Vuk Lungulov-Klotz, Mutt, 2023, color, sound, 87 minutes. Feña (Lio Mehiel).

Among the films that I hope will not get lost in the aftermath of Sundance: Vuk Lungulov-Klotz’s Mutt, a small, tightly packed character study of a twentysomething trans man (Lio Mehiel) who has to deal with the confusion and anger of his closest friends following his transition; (Mehiel won the best performance award); Jalali’s aforementioned Fremont; and Christopher Zalla’s Radical, based on a true story about a high-school teacher in an impoverished Mexican town whose unorthodox methods unleash the desire for knowledge in formerly apathetic students, among them a teenage girl who is already a science prodigy. I would be remiss not to mention two films that won critical and audience acclaim, Celine Song’s Past Lives (from A24 sometime this year) and Ira Sachs’s Passages. Both films romanticize triangular relationships in which the apex figure is a master manipulator. In Past Lives, it’s a heterosexual woman writer, and in Passages, a bisexual man modeled on Rainer Werner Fassbinder, but without any discernible talent. Life experience makes me judge them more harshly than do their respective film’s directors, and I would have preferred not to have spent two hours with either of them.

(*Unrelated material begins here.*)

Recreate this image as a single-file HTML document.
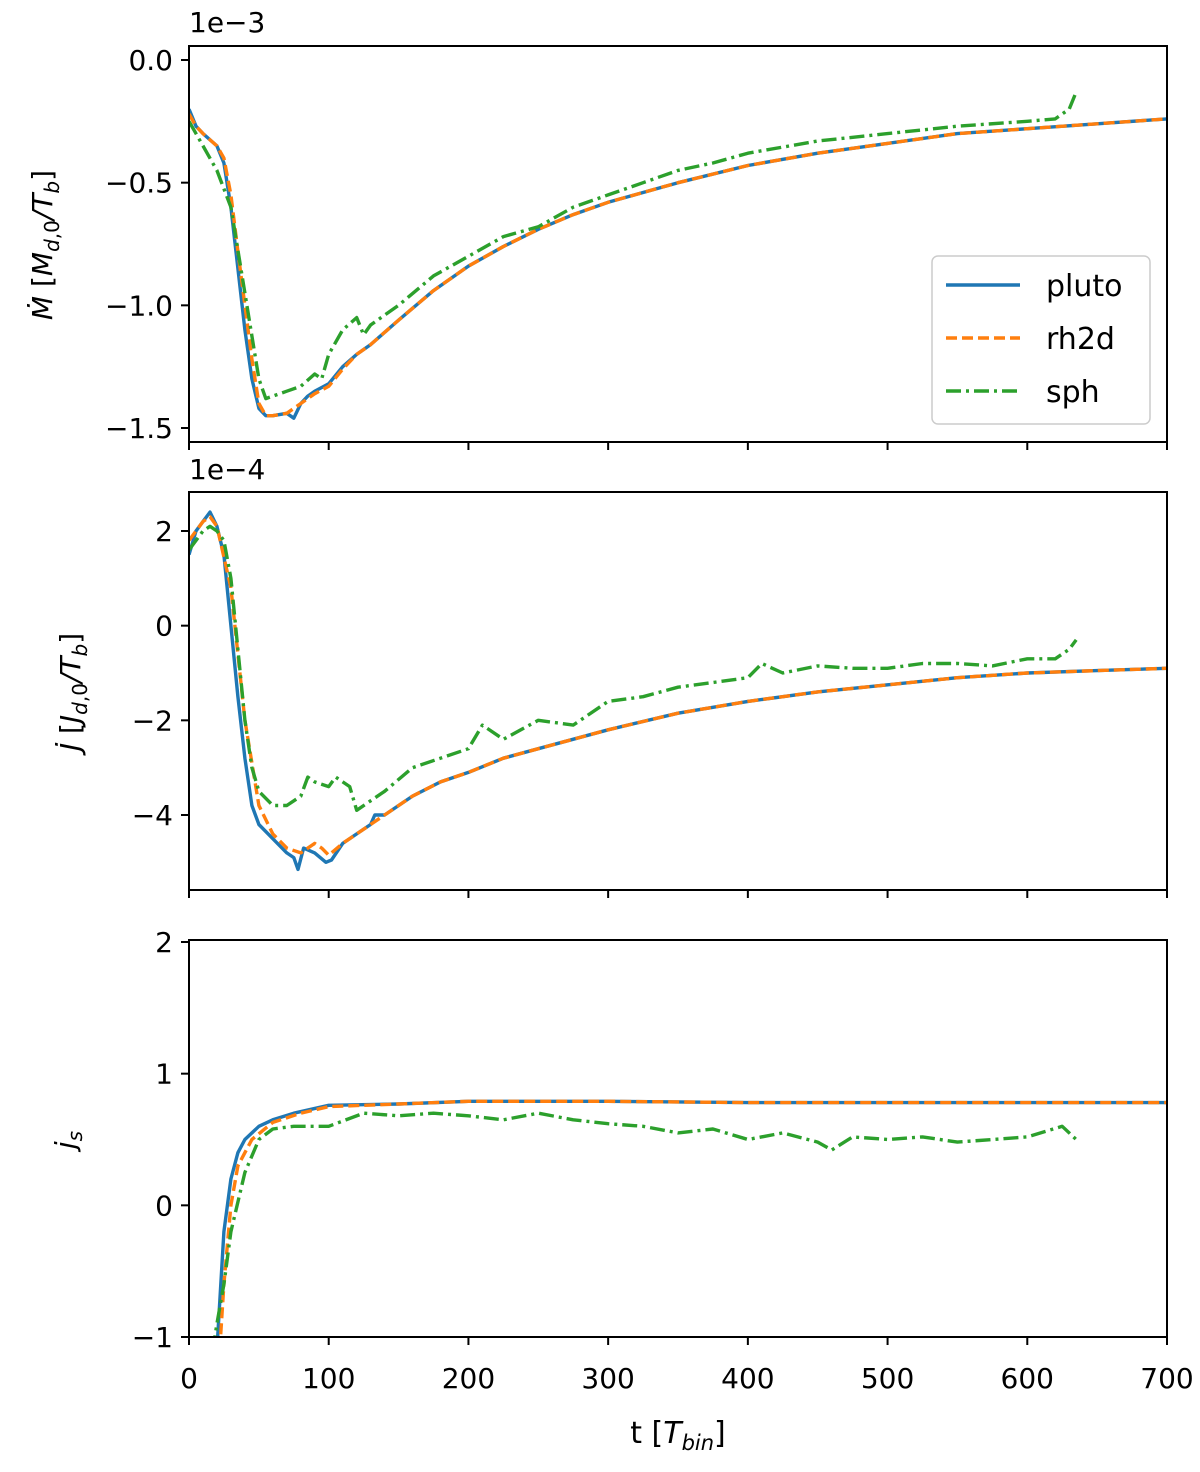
<!DOCTYPE html>
<html><head><meta charset="utf-8">
<style>
html,body{margin:0;padding:0;background:#fff;width:1200px;height:1472px;overflow:hidden;}
svg{display:block;font-family:"DejaVu Sans","Liberation Sans",sans-serif;}
</style></head>
<body>
<svg id="fig" width="1200" height="1472" viewBox="0 0 1200 1472" xmlns="http://www.w3.org/2000/svg">
 <text x="189" y="32" font-size="28">1e−3</text>
 <text x="189" y="479" font-size="28">1e−4</text>
 <text transform="translate(52,245) rotate(-90)" font-size="28" text-anchor="middle"><tspan font-style="italic">Ṁ</tspan> [<tspan font-style="italic">M</tspan><tspan font-size="20" dy="7"><tspan font-style="italic">d</tspan>,0</tspan><tspan dy="-7" font-style="italic">/T</tspan><tspan font-size="20" dy="7" font-style="italic">b</tspan><tspan dy="-7">]</tspan></text>
 <text transform="translate(80,692) rotate(-90)" font-size="28" text-anchor="middle"><tspan font-style="italic">J̇</tspan> [<tspan font-style="italic">J</tspan><tspan font-size="20" dy="7"><tspan font-style="italic">d</tspan>,0</tspan><tspan dy="-7" font-style="italic">/T</tspan><tspan font-size="20" dy="7" font-style="italic">b</tspan><tspan dy="-7">]</tspan></text>
 <text transform="translate(75,1140) rotate(-90)" font-size="28" text-anchor="middle"><tspan font-style="italic">j</tspan><tspan font-size="20" dy="7" font-style="italic">s</tspan></text>
 <text x="678" y="1443" font-size="30" text-anchor="middle">t [<tspan font-style="italic">T</tspan><tspan font-size="21" dy="7" font-style="italic">bin</tspan><tspan dy="-7">]</tspan></text>
</svg>
<script>
// ---- data ----
const p1PlutoT=[0,5,10,20,25,30,35,40,45,50,55,60,70,75,80,85,90,100,110,120,130,150,175,200,225,250,275,300,350,400,450,500,550,600,650,700];
const p1PlutoV=[-0.2,-0.27,-0.3,-0.35,-0.42,-0.6,-0.85,-1.1,-1.3,-1.42,-1.45,-1.45,-1.44,-1.46,-1.4,-1.37,-1.35,-1.32,-1.25,-1.2,-1.16,-1.06,-0.94,-0.84,-0.76,-0.69,-0.63,-0.58,-0.5,-0.43,-0.38,-0.34,-0.3,-0.28,-0.26,-0.24];
const p1Rh2dT=[0,5,10,20,25,30,35,40,45,50,55,60,70,80,90,100,110,120,130,150,175,200,225,250,275,300,350,400,450,500,550,600,650,700];
const p1Rh2dV=[-0.22,-0.27,-0.3,-0.35,-0.4,-0.55,-0.78,-1.0,-1.22,-1.4,-1.45,-1.45,-1.44,-1.4,-1.36,-1.33,-1.26,-1.2,-1.16,-1.06,-0.94,-0.84,-0.76,-0.69,-0.63,-0.58,-0.5,-0.43,-0.38,-0.34,-0.3,-0.28,-0.26,-0.24];
const p1SphT=[0,10,20,30,40,50,55,60,70,80,90,95,100,110,120,125,130,150,175,200,225,250,275,300,325,350,375,400,450,500,550,600,620,630,635];
const p1SphV=[-0.25,-0.35,-0.45,-0.6,-0.95,-1.3,-1.38,-1.37,-1.35,-1.33,-1.28,-1.3,-1.2,-1.1,-1.05,-1.12,-1.08,-1.0,-0.88,-0.8,-0.72,-0.68,-0.6,-0.55,-0.5,-0.45,-0.42,-0.38,-0.33,-0.3,-0.27,-0.25,-0.24,-0.2,-0.13];

const p2PlutoT=[0,5,10,15,20,25,30,35,40,45,50,60,70,75,78,82,90,98,102,110,120,130,133,140,160,180,200,225,250,300,350,400,450,500,550,600,650,700];
const p2PlutoV=[1.5,2.0,2.2,2.4,2.1,1.5,0,-1.5,-2.8,-3.8,-4.2,-4.5,-4.8,-4.9,-5.15,-4.7,-4.8,-5.0,-4.95,-4.6,-4.4,-4.2,-4.0,-4.0,-3.6,-3.3,-3.1,-2.8,-2.6,-2.2,-1.85,-1.6,-1.4,-1.25,-1.1,-1.0,-0.95,-0.9];
const p2Rh2dT=[0,10,15,20,30,40,50,60,70,80,90,95,100,110,120,130,140,160,180,200,225,250,300,350,400,450,500,550,600,650,700];
const p2Rh2dV=[1.8,2.2,2.3,2.1,0.8,-2.0,-3.8,-4.4,-4.7,-4.8,-4.6,-4.7,-4.85,-4.6,-4.4,-4.2,-4.0,-3.6,-3.3,-3.1,-2.8,-2.6,-2.2,-1.85,-1.6,-1.4,-1.25,-1.1,-1.0,-0.95,-0.9];
const p2SphT=[0,5,10,15,20,25,30,35,40,45,50,60,70,80,85,90,100,105,115,120,130,140,160,180,200,210,225,250,275,300,325,350,375,400,410,425,450,475,500,525,550,575,600,620,630,635];
const p2SphV=[1.6,1.8,2.0,2.1,2.0,1.8,1.0,-0.5,-2.0,-3.0,-3.5,-3.8,-3.8,-3.6,-3.2,-3.3,-3.4,-3.2,-3.4,-3.9,-3.7,-3.5,-3.0,-2.8,-2.6,-2.1,-2.4,-2.0,-2.1,-1.6,-1.5,-1.3,-1.2,-1.1,-0.8,-1.0,-0.85,-0.9,-0.9,-0.8,-0.8,-0.85,-0.7,-0.7,-0.5,-0.3];

const p3PlutoT=[20,25,30,35,40,50,60,75,100,150,200,300,400,500,600,700];
const p3PlutoV=[-1.1,-0.2,0.2,0.4,0.5,0.6,0.65,0.7,0.76,0.77,0.79,0.79,0.78,0.78,0.78,0.78];
const p3Rh2dT=[22,25,30,35,45,60,80,100,150,200,300,400,500,600,700];
const p3Rh2dV=[-1.1,-0.6,0,0.3,0.5,0.63,0.7,0.75,0.77,0.79,0.79,0.78,0.78,0.78,0.78];
const p3SphT=[17,20,25,30,40,50,60,75,100,125,150,175,200,225,250,275,300,325,350,375,400,425,450,460,475,500,525,550,575,600,625,635];
const p3SphV=[-1.1,-0.9,-0.6,-0.2,0.25,0.5,0.58,0.6,0.6,0.7,0.68,0.7,0.68,0.65,0.7,0.65,0.62,0.6,0.55,0.58,0.5,0.55,0.48,0.42,0.52,0.5,0.52,0.48,0.5,0.52,0.6,0.5];

const xTicks=[0,100,200,300,400,500,600,700];
const p1Ticks=[0,-0.5,-1.0,-1.5];
const p1TickLabels=["0.0","\u22120.5","\u22121.0","\u22121.5"];
const p2Ticks=[2,0,-2,-4];
const p2TickLabels=["2","0","\u22122","\u22124"];
const p3Ticks=[2,1,0,-1];
const p3TickLabels=["2","1","0","\u22121"];

// ---- layout ----
const NS="http://www.w3.org/2000/svg";
const svg=document.getElementById('fig');
const L=189,R=1167;
const xs=t=>L+(t/700)*(R-L);
const panels=[
 {top:46,bot:442,y0:0,py0:60,y1:-1.5,py1:428,ticks:p1Ticks,labels:p1TickLabels,
  series:[[p1PlutoT,p1PlutoV],[p1Rh2dT,p1Rh2dV],[p1SphT,p1SphV]],name:'mdot'},
 {top:492,bot:890,y0:2,py0:531,y1:-4,py1:815,ticks:p2Ticks,labels:p2TickLabels,
  series:[[p2PlutoT,p2PlutoV],[p2Rh2dT,p2Rh2dV],[p2SphT,p2SphV]],name:'jdot'},
 {top:940,bot:1337,y0:2,py0:942,y1:-1,py1:1337,ticks:p3Ticks,labels:p3TickLabels,
  series:[[p3PlutoT,p3PlutoV],[p3Rh2dT,p3Rh2dV],[p3SphT,p3SphV]],name:'js'}
];
const colors=['#1f77b4','#ff7f0e','#2ca02c'];
const dashes=[null,'11,5','15,5,3,5'];
const snames=['pluto','rh2d','sph'];
function el(tag,attrs,parent){const e=document.createElementNS(NS,tag);for(const k in attrs)e.setAttribute(k,attrs[k]);(parent||svg).appendChild(e);return e;}

const defs=el('defs',{});
panels.forEach((p,i)=>{
  const ys=v=>p.py0+(v-p.y0)/(p.y1-p.y0)*(p.py1-p.py0);
  const cp=el('clipPath',{id:'clip'+i},defs);
  el('rect',{x:L,y:p.top,width:R-L,height:p.bot-p.top},cp);
  const g=el('g',{});
  
  
  const sg=el('g',{'clip-path':'url(#clip'+i+')'},g);
  p.series.forEach((s,j)=>{
    const d=s[0].map((t,k)=>(k?'L':'M')+xs(t).toFixed(1)+','+ys(s[1][k]).toFixed(1)).join('');
    const path=el('path',{d:d,fill:'none',stroke:colors[j],'stroke-width':3.4,'stroke-linejoin':'round'},sg);
    if(dashes[j])path.setAttribute('stroke-dasharray',dashes[j]);
    
    
  });
  el('rect',{x:L,y:p.top,width:R-L,height:p.bot-p.top,fill:'none',stroke:'#000','stroke-width':2},g);
  p.ticks.forEach((v,k)=>{
    const y=ys(v);
    el('line',{x1:L-8,x2:L,y1:y,y2:y,stroke:'#000','stroke-width':2},g);
    const tx=el('text',{x:L-16,y:y+10,'font-size':28,'text-anchor':'end'},g);
    tx.textContent=p.labels[k];
    
    
  });
  xTicks.forEach(t=>{
    el('line',{x1:xs(t),x2:xs(t),y1:p.bot,y2:p.bot+8,stroke:'#000','stroke-width':2},g);
    if(i===2){
      const tx=el('text',{x:xs(t),y:1388,'font-size':28,'text-anchor':'middle'},g);
      tx.textContent=t;
      
      
    }
  });
});

// legend
const lg=el('g',{});


el('rect',{x:932,y:256,width:218,height:168,rx:6,fill:'#fff','fill-opacity':0.85,stroke:'#ccc','stroke-width':1.5},lg);
snames.forEach((n,j)=>{
  const y=285+53*j;
  const ln=el('line',{x1:946,x2:1020,y1:y,y2:y,stroke:colors[j],'stroke-width':3.4},lg);
  if(dashes[j])ln.setAttribute('stroke-dasharray',dashes[j]);
  const tx=el('text',{x:1046,y:y+11,'font-size':30},lg);
  tx.textContent=n;
  
  
});
</script>
</body></html>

Nida Manzoor, Polite Society, 2023, color, sound, 103 minutes. Ria (Priya Kansara).

My favorite film was Nida Manzoor’s Polite Society, a wildly imaginative and skillful depiction of punked-out teenage girl subversion. The younger daughter of an upper middle-class Pakistani-British family (Priya Kansara) dreams of becoming a movie stunt woman, enlisting her classmates in what turns into a martial arts musical—well placed use of X-Ray Specs—and spins into the ether with a sci-fi subplot about kidnapped uteruses and mother-in-law cloning. It opens in theaters April 28, and I can’t wait.

The 2023 Sundance Film Festival ran from January 19 to January 29.